Blind hiker prepares to thru-hike the Continental Divide Trail

Stretching more than 3100 miles in length, the Continental Divide Trail is one of the longest and most challenging treks in the entire world. Together with the Appalachian Trail and and the Pacific Crest Trail, the CDT makes up the “Triple Crown” of long distance hikes in America. This spring, blind hiker Trevor Thomas will set out to conquer it, starting the journey along the Canadian border and traveling south to the Mexican border.

Thomas, who lost his sight to illness back in 2005, has already backpacked the full length of both the Appalachian Trail (2175 miles) and the Pacific Crest Trail (2650). In the case of the AT, he went completely unassisted and on the PCT he had help only through deep snow and poorly marked areas. When he sets out on the CDT this June, Thomas will be joined by three companions who will assist him through the more challenging sections, although he expects to hike most of the trail just like any sighted hiker would.

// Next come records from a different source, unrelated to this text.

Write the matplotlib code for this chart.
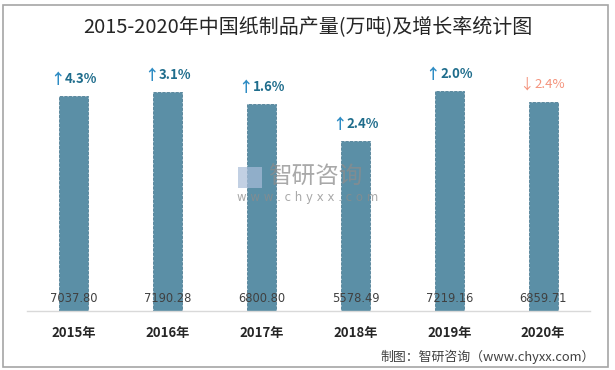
import matplotlib
matplotlib.use("Agg")
import matplotlib.pyplot as plt
from matplotlib.patches import Rectangle

plt.rcParams['font.family'] = ['Noto Sans CJK SC', 'DejaVu Sans']

years = ["2015年", "2016年", "2017年", "2018年", "2019年", "2020年"]
output = [7037.80, 7190.28, 6800.80, 5578.49, 7219.16, 6859.71]
growth = [4.3, 3.1, 1.6, 2.4, 2.0, -2.4]

BAR = "#5b8fa6"
UP_TXT = "#1f6d8c"
UP_ARROW = "#2e8cc4"
DOWN = "#f4937c"


def main():
    fig = plt.figure(figsize=(6.15, 3.70), dpi=100)
    ax = fig.add_axes([27 / 615, (370 - 311) / 370, (590 - 27) / 615, (311 - 67) / 370])

    x = list(range(len(years)))
    ax.bar(x, output, width=0.31, color=BAR, edgecolor="#4f7f96",
           linewidth=0.6, linestyle="--", zorder=2)
    ax.set_xlim(-0.5, len(years) - 0.5)
    ax.set_ylim(0, 8000)

    for s in ["top", "right", "left"]:
        ax.spines[s].set_visible(False)
    ax.spines["bottom"].set_color("#d9d9d9")
    ax.spines["bottom"].set_linewidth(1.0)
    ax.set_yticks([])
    ax.set_xticks(x)
    ax.set_xticklabels(years, fontsize=9.5, fontweight="bold", color="#262626")
    ax.tick_params(axis="x", length=0, pad=11)

    for i, (v, g) in enumerate(zip(output, growth)):
        ax.annotate(f"{v:.2f}", xy=(i, 0), xytext=(0, 13), textcoords="offset pixels",
                    ha="center", va="center", fontsize=8.3, color="#404040",
                    family=["DejaVu Sans"], zorder=3)
        if g >= 0:
            arrow, txt, c1, c2, w = "↑", f"{g:.1f}%", UP_ARROW, UP_TXT, "bold"
        else:
            arrow, txt, c1, c2, w = "↓", f"{abs(g):.1f}%", DOWN, DOWN, "normal"
        ax.annotate(arrow, xy=(i, v), xytext=(-9, 17), textcoords="offset pixels",
                    ha="right", va="center", fontsize=10.5, color=c1, fontweight=w)
        ax.annotate(txt, xy=(i, v), xytext=(-9, 17), textcoords="offset pixels",
                    ha="left", va="center", fontsize=9.5, color=c2, fontweight=w)

    fig.text(0.5, 1 - 28 / 370, "2015-2020年中国纸制品产量(万吨)及增长率统计图",
             ha="center", va="center", fontsize=14.4, color="#262626")
    fig.text(595 / 615, 1 - 357 / 370, "制图：智研咨询（www.chyxx.com）",
             ha="right", va="center", fontsize=9.3, color="#404040")

    # watermark
    fig.text(268 / 615, 1 - 177 / 370, "智研咨询", ha="left", va="center",
             fontsize=17, color="#8c8c8c", alpha=0.75, zorder=5)
    fig.text(237 / 615, 1 - 197 / 370, "w w w . c h y x x . c o m", ha="left", va="center",
             fontsize=8.5, color="#8c8c8c", alpha=0.75, zorder=5, family=["DejaVu Sans"])
    fig.patches.append(Rectangle((238 / 615, 1 - 188 / 370), 24 / 615, 21 / 370,
                                 transform=fig.transFigure, facecolor="#a8bcd8",
                                 alpha=0.7, edgecolor="none", zorder=5))

    fig.patches.append(Rectangle((3 / 615, 3 / 370), 605 / 615, 362 / 370,
                                 transform=fig.transFigure, fill=False,
                                 edgecolor="#a6a6a6", linewidth=1.2))

    fig.savefig("out.png", dpi=100)


if __name__ == "__main__":
    main()
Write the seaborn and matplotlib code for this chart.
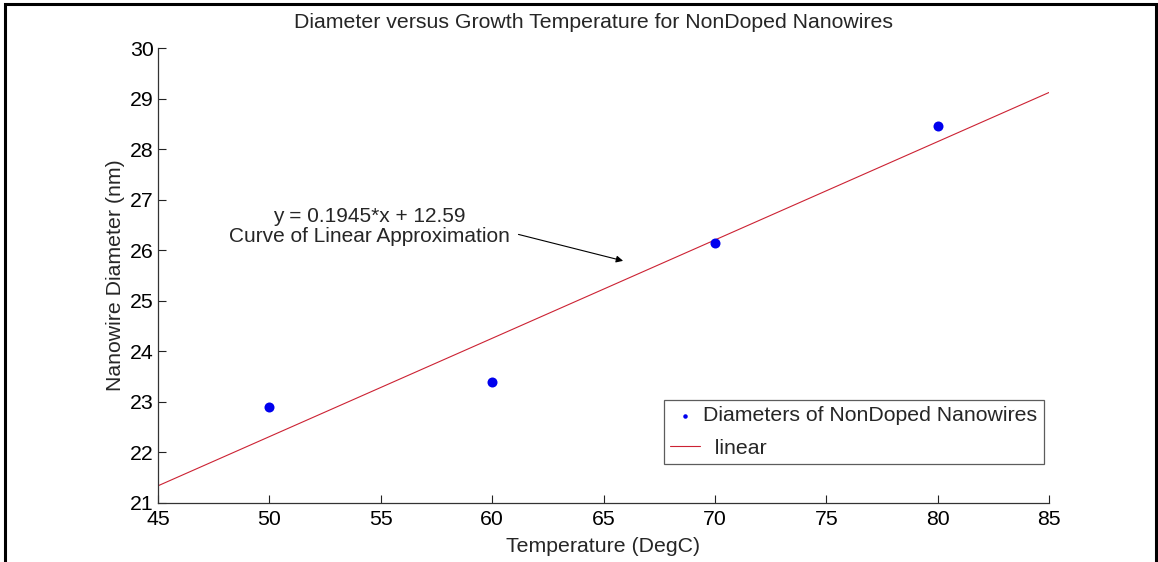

As the name implies, the CDT follows the Continental Divide through the Rocky Mountains, passing through five U.S. states in the process. Thomas’ route will take him, and his team, through Montana, Idaho, Wyoming, Colorado, and New Mexico. Along the way, they’ll pass through a variety of sub-mountain ranges including the beautiful San Juans, the Sawatch Range, and the breath taking Grand Tetons. The entire journey is expected to take roughly six months to complete.